The “King of Thrills” is strapped into a financial drop that even the world’s tallest coaster can’t match. As Six Flags Entertainment Corporation—the newly merged titan of Six Flags and Cedar Fair—battles a critical attendance slump, the company has officially doubled down on a $1 billion debt gamble to navigate its way toward a profitable 2026.

With reports from TheStreet highlighting “alarming” declines in foot traffic, the pressure is on to turn the tide before the 2026 gates open.
The Billion-Dollar Refinance: Buying Time at a High Cost
In early January 2026, Six Flags priced a $1 billion offering of senior notes at an interest rate of 8.625%. While this move provides the cash needed to pay off older debts due in 2027, it comes at a premium. The company is essentially “buying time,” paying higher interest now to ensure it has the liquidity to survive the massive operational overhaul required to integrate its 42 North American parks.

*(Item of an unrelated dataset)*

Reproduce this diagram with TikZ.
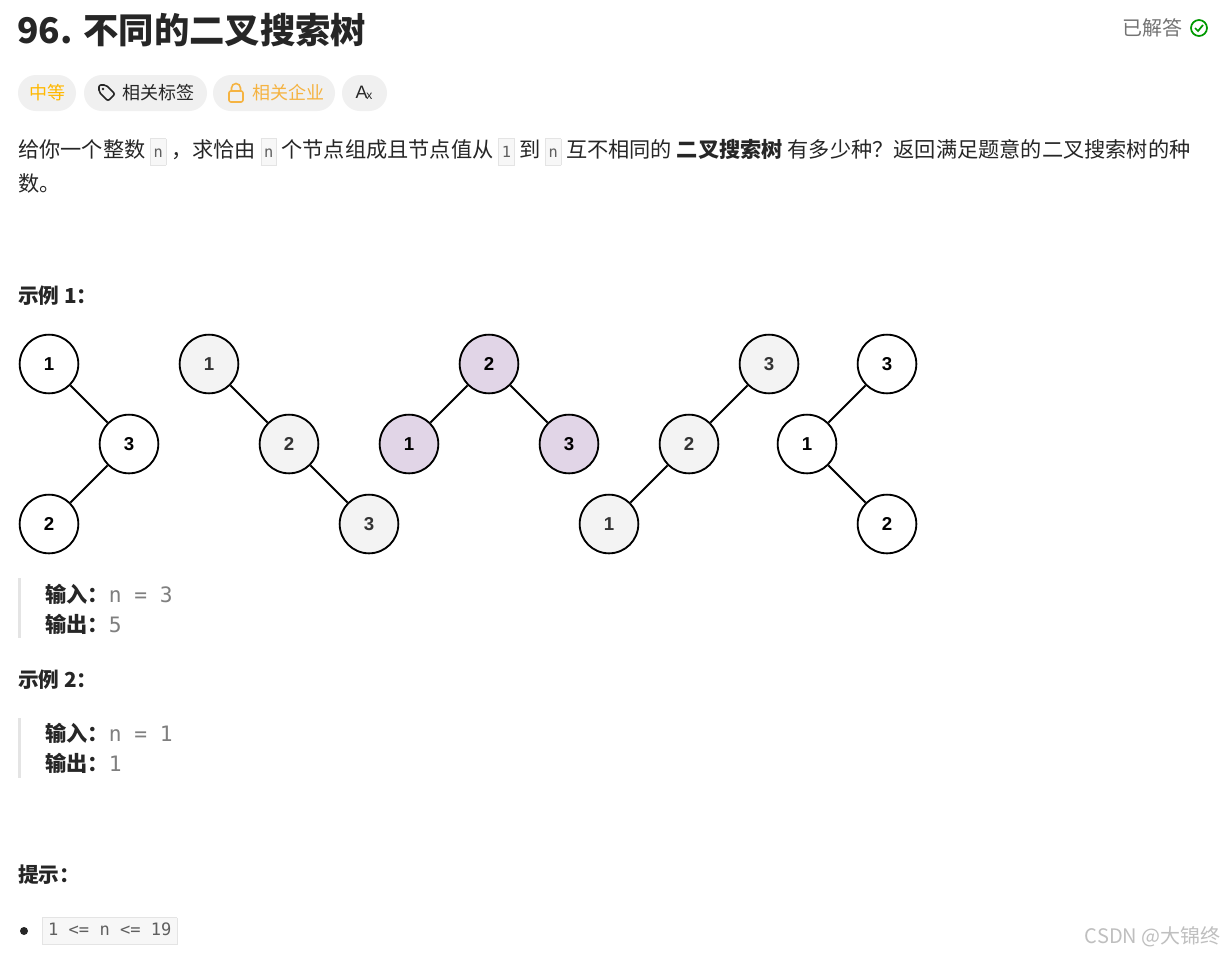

The “Alarming” Problem: Why Guests are Staying Away
The financial move is a direct response to a worrying trend: empty midways. After several years of aggressive price hikes aimed at “premium-izing” the experience, Six Flags hit a wall. Families, feeling the pinch of inflation, have begun opting for more affordable local entertainment.

This attendance “death spiral” has left the company with a $5.2 billion total debt load that can only be serviced if the parks are packed.
The 2026 Turnaround: What Guests Can Expect
To satisfy creditors and hit profitability targets, Six Flags is pivoting toward a “Volume-First” strategy for the 2026 season:

- Aggressive Season Pass Deals: Expect the lowest barrier to entry in years as the company tries to recapture the 10 million “lost” visits from previous seasons.
- The “All-Park Passport”: A unified pass allowing access to both legacy Six Flags and Cedar Fair properties (like Cedar Point and Knott’s Berry Farm).
- Operational Synergies: The company is targeting $120 million to $180 million in corporate overhead reductions, shifting its focus from “bloated” administration to “on-the-ground” park improvements.
The Verdict: A Thrilling Comeback or a Steep Drop?
Six Flags is betting everything on the idea that it can “refinance” its way to a recovery. If the 2026 value pivot brings families back, the company will emerge as a leaner, meaner entertainment juggernaut. If the gates stay quiet, that $1 billion debt could become a weight too heavy for even the strongest coaster to carry.